Pietro – ‘Condivido pienamente quanto hanno detto Papa Francesco e l’Arcivescovo, perché la società in cui viviamo ha bisogno urgente di avere Ministri sensibili che sappiano ascoltarti, incoraggiarti, starti accanto, farti sentire che Cristo è una persona reale che visita tutti le situazioni in cui vivi; dalle gioie alle sofferenze. Il Presbitero è colui che è chiamato a farsi presente accanto all’uomo, deve uscire da se stesso e andare là dove c’è bisogno di una parola buona, un gesto di conforto o di richiamo e nello stesso tempo offrendo la Parola di Dio.

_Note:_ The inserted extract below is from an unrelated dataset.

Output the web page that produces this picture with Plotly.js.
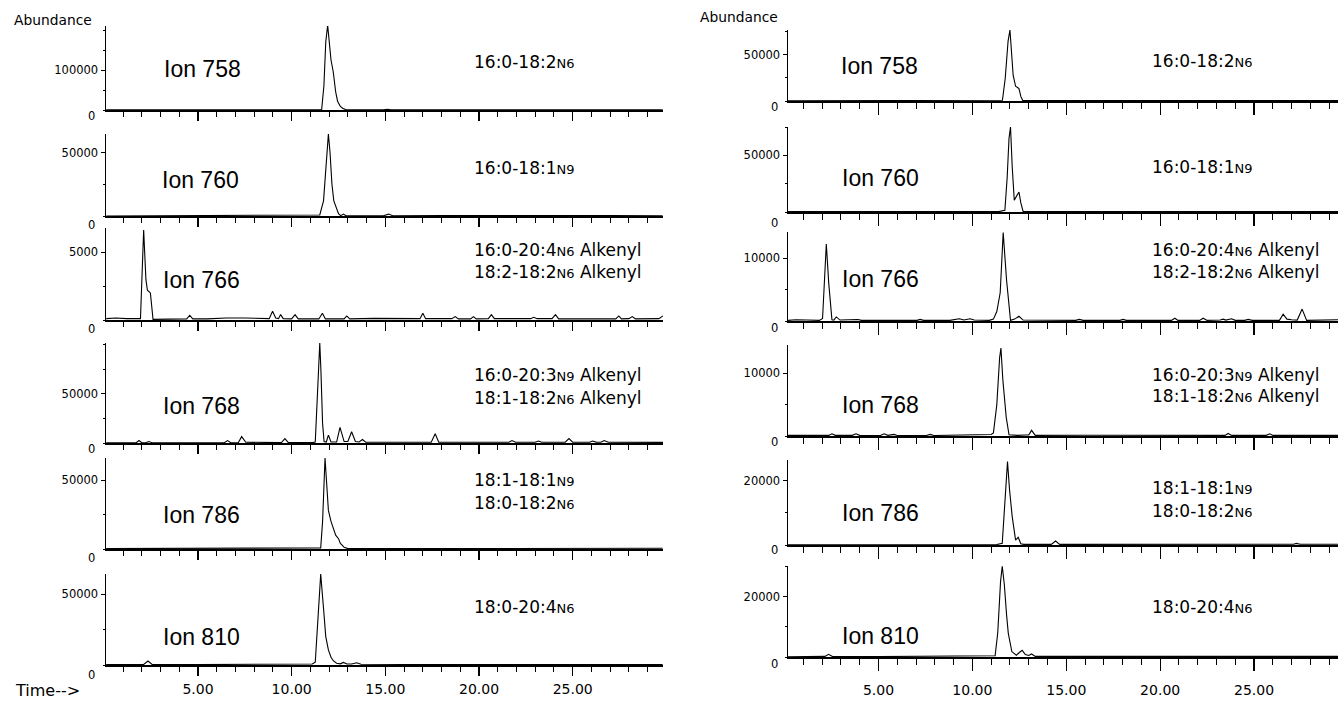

Non è facile, l’uomo di natura tende a essere egocentrico, questo aspetto spesso non facilita la comunione; noi invece in quanto cristiani siamo chiamati in virtù del Battesimo che ci accomuna nell’unica famiglia dei figli di Dio, a cercare di tenere alti gli occhi al Cristo, per avere uno sguardo più profondo verso i fratelli in necessità’.
La nostra è una Diocesi grande, tuttavia la partecipazione alla vita ecclesiale è carente. La domanda è la stessa che ci ha rivolto Mons. Ghizzoni: come evangelizzare più efficacemente la nostra gente?
Alain – ‘Evangelizzare con la nostra vita e con la nostra testimonianza. La fede ci cambia, cambia il nostro modo di essere, le nostre azioni. Solo un cuore cambiato e rinnovato può accendere altri cuori verso questa novità di vita che si chiama Gesù di Nazareth. Possiamo inventare tante cose, tanti modi o strumenti utili, ma ricorderò sempre l’intervento di un Cardinale al Sinodo sulla Nuova Evangelizzazione dell’anno scorso: bisogna partire dal rinnovamento della nostra fede, partire da noi e del nostro incontro con Gesù’.
Pietro – ‘Penso che l’evangelizzazione debba partire da noi stessi, da più parti è comune sentito dire che la comunità cristiana attuale è più portata al giudizio moralistico, invece che all’amore fraterno che era tipico delle comunità delle origini. A volte i nostri ambienti ecclesiali, possono sembrare troppo aridi e mancanti di quell’umanità bella che solo una vita animata dallo Spirito ci può dare. Una contro testimonianza può rallentare l’evangelizzazione, e scoraggiare anche quelli che vorrebbero fare esperienza del Cristo. Si cercano nuovi metodi, ci preoccupiamo dei numeri da raggiungere, dei programmi da realizzare, mentre ritengo che bisogna puntare più all’essere che al fare. Certamente non sarà facile’.